Many of the more recently published NIDS performance tests actually tested only the interface bandwidth of the NIDS. This type of testing has limited use because it shows only the upper limit of how the NIDS performs if no other fixed resources are used. Typically this type of test lets the consumer understand how quickly a NIDS can ignore traffic that is uninteresting. Knowing the performance of only the packet capture architecture is useful, but it does not provide the information needed to quantify the performance of the entire system.
Packet flow architecture is the overall architecture for data flow within the NIDS and includes the packet capture architecture. The metrics used in the packet capture architecture section are also valid for the packet flow architecture, assuming the packets used are of interest to the NIDS, that they cause deep packet inspection, and that they make proper use of protocols of interest to the NIDS. Using Hypertext Transfer Protocol (HTTP) traffic to test the packet flow architecture is generally a good choice. For a NIDS that employs some method of protocol decode and state aware reassembly, HTTP traffic flows through a major portion of the packet flow architecture.
In addition, not all packets take the same amount of time to process. Buffering in the packet flow architecture allows a NIDS to recover from the packets that take a long time to inspect. Packet buffering is an important feature for reducing the number of dropped packets. Therefore, when testing a NIDS with buffering in the packet flow architecture, it is important to test with sustained rates for a length of time to ensure that the buffer is not inflating performance.

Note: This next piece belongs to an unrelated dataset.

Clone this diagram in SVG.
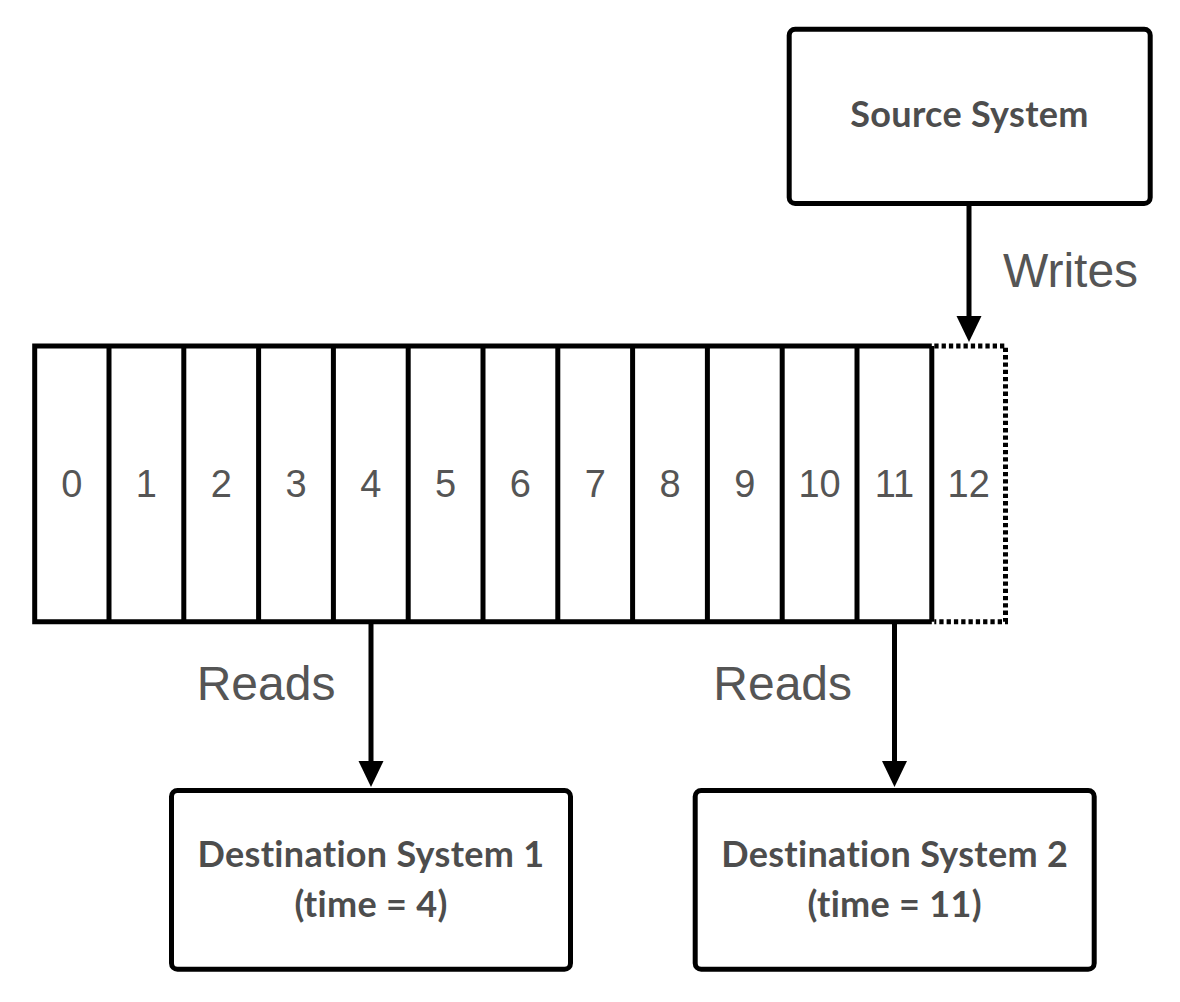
<svg xmlns="http://www.w3.org/2000/svg" width="1180" height="1002" viewBox="0 0 1180 1002">
  <style>
    .box { fill: #ffffff; stroke: #000000; stroke-width: 5; }
    .lbl { font-family: Lato, "Open Sans", "Liberation Sans", sans-serif; font-weight: 700; font-size: 36px; letter-spacing: 0.3px; fill: #4d4d4d; text-anchor: middle; }
    .big { font-family: "Liberation Sans", Arial, sans-serif; font-size: 48px; fill: #555555; }
    .num { font-family: "Liberation Sans", Arial, sans-serif; font-size: 38px; fill: #555555; text-anchor: middle; }
    .solid { fill: none; stroke: #000000; stroke-width: 5; }
    .dotted { fill: none; stroke: #000000; stroke-width: 5; stroke-dasharray: 4.3 3; }
    .conn { fill: none; stroke: #000000; stroke-width: 5; }
  </style>
  <defs>
    <marker id="arrow" markerUnits="userSpaceOnUse" markerWidth="28" markerHeight="26" refX="0" refY="12.5" orient="auto" viewBox="0 0 28 26">
      <path d="M0,0 L26,12.5 L0,25 Z" fill="#000000"/>
    </marker>
  </defs>
  <rect width="1180" height="1002" fill="#ffffff"/>

  <g id="source-system">
    <rect class="box" x="789.2" y="29.2" width="361" height="174.3" rx="6"/>
    <text class="lbl" x="969.5" y="127">Source System</text>
  </g>

  <g id="log">
    <path class="solid" d="M931.8,346 H34.7 V621.7 H931.8"/>
    <path class="solid" d="M109,346 V621.7 M183.8,346 V621.7 M258.6,346 V621.7 M333.4,346 V621.7 M408.2,346 V621.7 M483,346 V621.7 M557.8,346 V621.7 M632.6,346 V621.7 M707.4,346 V621.7 M782.2,346 V621.7 M857,346 V621.7 M931.8,346 V621.7"/>
    <path class="dotted" d="M934.3,346 H1005.5 V621.7 H934.3"/>
    <text class="num" x="71.9" y="497">0</text>
    <text class="num" x="146.4" y="497">1</text>
    <text class="num" x="221.2" y="497">2</text>
    <text class="num" x="296" y="497">3</text>
    <text class="num" x="370.8" y="497">4</text>
    <text class="num" x="445.6" y="497">5</text>
    <text class="num" x="520.4" y="497">6</text>
    <text class="num" x="595.2" y="497">7</text>
    <text class="num" x="670" y="497">8</text>
    <text class="num" x="744.8" y="497">9</text>
    <text class="num" x="819.6" y="497">10</text>
    <text class="num" x="894.4" y="497">11</text>
    <text class="num" x="968.7" y="497">12</text>
  </g>

  <g id="destination-1">
    <rect class="box" x="171.5" y="790.5" width="399" height="178.7" rx="6"/>
    <text class="lbl" x="371" y="867">Destination System 1</text>
    <text class="lbl" x="371" y="917">(time = 4)</text>
  </g>

  <g id="destination-2">
    <rect class="box" x="695.2" y="790.5" width="399" height="178.7" rx="6"/>
    <text class="lbl" x="894.7" y="867">Destination System 2</text>
    <text class="lbl" x="894.7" y="917">(time = 11)</text>
  </g>

  <g id="connectors">
    <line class="conn" x1="969" y1="206" x2="969" y2="316" marker-end="url(#arrow)"/>
    <text class="big" x="1003" y="287">Writes</text>
    <line class="conn" x1="371" y1="622" x2="371" y2="761" marker-end="url(#arrow)"/>
    <text class="big" x="196.7" y="700">Reads</text>
    <line class="conn" x1="894.5" y1="622" x2="894.5" y2="761" marker-end="url(#arrow)"/>
    <text class="big" x="713.3" y="700">Reads</text>
  </g>
</svg>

Any NIDS that performs TCP state tracking, IP fragment reassembly, and detection of sweeps and floods must keep track of the state of the traffic on the network. Many of the signatures used in this type of NIDS are based on a certain threshold of events that occur within a specified period of time. The only way to assess event thresholds is to keep a count until the time has expired or the threshold has been exceeded. A NIDS must track information about both the source and destination of the packets, the state of TCP connections, and the type and number of packets going to or from the hosts. All this information must be stored somewhere within the NIDS. The storage medium for this information is the state database.
Database benchmarking is very mature. The database industry understands the weak points in database-like applications. The largest metrics include the time needed to insert, delete, and search through data and how those transaction times scale with the size of the data set and frequency of transactions. How do we correlate those database metrics to NIDS metrics?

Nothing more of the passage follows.